This article contains mentions of rape and sexual assault and may be triggering to some readers.
When Georgie Burg was 13, she met Father John Aitchison. Over two years, he would rape her five times – in the church and in her own bedroom.
In 2018, he was sentenced to nine years in prison (with a five year non-parole period) for these crimes.
On 13th August 2018, Georgie stood in the ACT Supreme Court at his sentencing, and read her Victim Impact Statement. These are her words.
I’ve thought a lot about what I’d like to say if I saw today.
Today is as large as the day I married my husband, the days our children were born and potentially, the day I met John Aitchison, who detonated above my family with a force as great as an atomic bomb.

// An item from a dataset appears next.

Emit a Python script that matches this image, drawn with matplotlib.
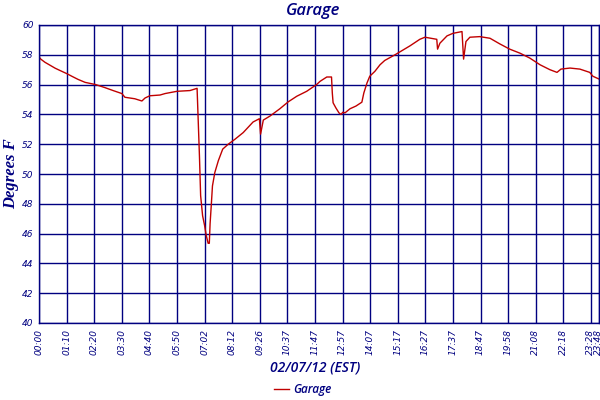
import matplotlib
matplotlib.use("Agg")
import matplotlib.pyplot as plt

# sample index (roughly minutes of logging) and temperature (deg F)
sample_idx = [0, 5, 15, 28, 41, 53, 71, 84, 99, 117, 144, 167, 188, 210, 218, 243,
              261, 269, 281, 307, 320, 350, 383, 401, 407, 410, 415, 420, 424, 429,
              432, 434, 437, 440, 446, 455, 466, 480, 497, 518, 543, 559, 562, 569,
              586, 611, 632, 654, 679, 704, 713, 730, 742, 744, 746, 753, 761, 766,
              771, 776, 789, 804, 819, 824, 832, 839, 852, 865, 877, 903, 922, 941,
              966, 979, 1009, 1011, 1017, 1035, 1050, 1073, 1077, 1083, 1093, 1118,
              1144, 1169, 1194, 1220, 1245, 1271, 1296, 1314, 1324, 1347, 1372, 1397,
              1405, 1420]
temps = [57.85, 57.7, 57.5, 57.3, 57.1, 56.95, 56.73, 56.55, 56.35, 56.15, 56.0,
         55.8, 55.6, 55.4, 55.15, 55.05, 54.9, 55.1, 55.25, 55.3, 55.4, 55.55, 55.6,
         55.75, 51.2, 48.55, 47.2, 46.55, 45.9, 45.35, 45.35, 46.67, 47.9, 49.2,
         50.1, 50.9, 51.67, 52.0, 52.33, 52.78, 53.49, 53.71, 52.67, 53.62, 53.89,
         54.38, 54.84, 55.22, 55.55, 56.0, 56.22, 56.51, 56.51, 55.44, 54.78, 54.44,
         54.1, 54.0, 54.15, 54.1, 54.38, 54.56, 54.82, 55.44, 56.11, 56.56, 56.89,
         57.33, 57.62, 58.0, 58.3, 58.6, 59.04, 59.18, 59.04, 58.38, 58.78, 59.27,
         59.44, 59.56, 57.71, 58.89, 59.18, 59.22, 59.11, 58.73, 58.38, 58.11, 57.78,
         57.33, 57.0, 56.82, 57.04, 57.11, 57.04, 56.82, 56.56, 56.38]

tick_pos = [0, 70, 140, 210, 280, 350, 420, 490, 560, 630, 700, 770, 840, 910,
            980, 1050, 1120, 1190, 1260, 1330, 1400, 1420]
tick_labels = ["00:00", "01:10", "02:20", "03:30", "04:40", "05:50", "07:02",
               "08:12", "09:26", "10:37", "11:47", "12:57", "14:07", "15:17",
               "16:27", "17:37", "18:47", "19:58", "21:08", "22:18", "23:28", "23:48"]
y_ticks = list(range(40, 61, 2))

navy = "#000080"
red = "#c00000"

fig = plt.figure(figsize=(6, 4), dpi=100)
ax = fig.add_axes([0.065, 0.1925, 0.933, 0.745])
ax.plot(sample_idx, temps, color=red, linewidth=1.0, label="Garage")
ax.set_xlim(0, 1420)
ax.set_ylim(40, 60)
ax.set_xticks(tick_pos)
ax.set_xticklabels(tick_labels, rotation=90, fontsize=6.5, style="italic", color=navy)
ax.set_yticks(y_ticks)
ax.set_yticklabels([str(v) for v in y_ticks], fontsize=6.5, style="italic", color=navy)
ax.tick_params(length=0, pad=4)
ax.grid(True, color=navy, linewidth=1.0)
ax.set_axisbelow(True)
for s in ax.spines.values():
    s.set_color(navy)
    s.set_linewidth(1.0)

fig.text(0.522, 0.972, "Garage", ha="center", va="center", fontsize=12,
         style="italic", fontweight="semibold", color=navy, family="Open Sans")
fig.text(0.525, 0.08, "02/07/12 (EST)", ha="center", va="center", fontsize=10,
         style="italic", fontweight="semibold", color=navy, family="Open Sans")
fig.text(0.018, 0.565, "Degrees F", ha="center", va="center", rotation=90,
         fontsize=12, style="italic", fontweight="bold", color=navy,
         family="Liberation Serif")
fig.legend(loc="center", bbox_to_anchor=(0.505, 0.027), frameon=False,
           prop={"style": "italic", "size": 8.5, "family": "Open Sans",
                 "weight": "semibold"},
           labelcolor=navy, handlelength=1.2, handletextpad=0.4)

fig.savefig("out.png", dpi=100)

I have always been determined not to live my life as a victim, but as someone who will break the awful patterns of child sexual abuse. Who will always try to love, although I don’t know how to accept that I am loved in return – a fact which weighs heavily on my husband and children.
You see, when I think about who I am, what I want from my life and the difference I want to leave behind me – I can’t think of a single thing that makes me who I am.

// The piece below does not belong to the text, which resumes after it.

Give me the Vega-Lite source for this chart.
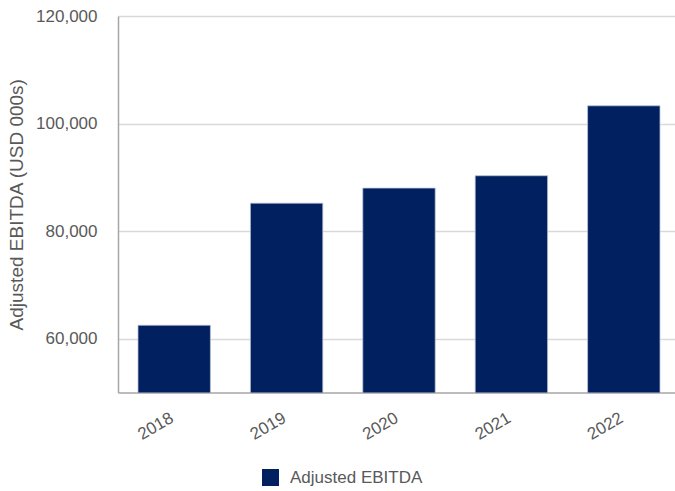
{
  "$schema": "https://vega.github.io/schema/vega-lite/v6.json",
  "autosize": "none",
  "padding": {"left": 118, "top": 16, "right": 0, "bottom": 98.5},
  "width": 562,
  "height": 376.5,
  "background": "white",
  "config": {
    "font": "Liberation Sans",
    "view": {"stroke": null},
    "axis": {"labelFont": "Liberation Sans", "titleFont": "Liberation Sans", "labelColor": "#595959", "titleColor": "#595959"}
  },
  "data": {
    "values": [
      {"year": "2018", "value": 62500, "series": "Adjusted EBITDA"},
      {"year": "2019", "value": 85200, "series": "Adjusted EBITDA"},
      {"year": "2020", "value": 88000, "series": "Adjusted EBITDA"},
      {"year": "2021", "value": 90300, "series": "Adjusted EBITDA"},
      {"year": "2022", "value": 103300, "series": "Adjusted EBITDA"}
    ]
  },
  "mark": {"type": "bar", "clip": true, "stroke": "#b8c2d4", "strokeWidth": 0.75},
  "encoding": {
    "x": {
      "field": "year",
      "type": "ordinal",
      "scale": {"paddingInner": 0.356, "paddingOuter": 0.178},
      "axis": {
        "title": null,
        "labelAngle": -30,
        "labelAlign": "right",
        "labelBaseline": "top",
        "labelFontSize": 17,
        "labelPadding": 17,
        "labelOffset": -6,
        "ticks": false,
        "domainColor": "#a6a6a6",
        "domainWidth": 1.5
      }
    },
    "y": {
      "field": "value",
      "type": "quantitative",
      "scale": {"domain": [50000, 120000], "nice": false, "zero": false},
      "axis": {
        "title": "Adjusted EBITDA (USD 000s)",
        "titleFontSize": 19,
        "titleFontWeight": "normal",
        "titlePadding": 9,
        "values": [60000, 80000, 100000, 120000],
        "format": ",.0f",
        "labelFontSize": 17,
        "labelPadding": 21,
        "ticks": false,
        "domainColor": "#a6a6a6",
        "domainWidth": 1.5,
        "gridColor": "#d9d9d9",
        "gridWidth": 1.5
      }
    },
    "color": {
      "field": "series",
      "type": "nominal",
      "scale": {"domain": ["Adjusted EBITDA"], "range": ["#002060"]},
      "legend": {
        "title": null,
        "orient": "none",
        "legendX": 144,
        "legendY": 453,
        "symbolType": "square",
        "symbolSize": 289,
        "symbolStrokeWidth": 0,
        "labelFontSize": 17,
        "labelColor": "#595959",
        "labelOffset": 11
      }
    }
  }
}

As a girl, that voice was my violin, and my friends were my animals. It is well and good to say that my career was taken from me, and how sad that is. But to characterise it doesn’t respect the depth of what being a violinist meant to me. It wasn’t a hobby. I was a child who lived and breathed music.
It was a comfort, a smokescreen, a disguise and an exposure of the very gifted girl I was. It was my own language spoken with my voice. My interpretation of how I saw the world around me – the way society saw me, heard me, listened to me and celebrated who I was.
John Aitchison took away my music and all the things that gave me comfort, security and happiness.
I don’t remember friends, teachers or any happiness from my teenage years. There is nothing left of that time of my life, because of this former priest, Father John Aitchison. My identity as a girl, my voice as a musician, my ability to forgive myself – he took it all. He rewrote who I was meant to be, he manipulated the weaknesses in my temperament and he amputated my sense of safety. He was effortlessly careless, casual, commanding, authoritarian and coolly arrogant. And more.
I stand before you today and say that measurement of the damage of this has no language to describe it.
I’ve watched my peers, my own children and their friends at the age I was then. I remember I was proud I’d just learned to French braid my hair, I thought wearing odd socks was an act of serious rebellion. And then my safe spaces just disappeared.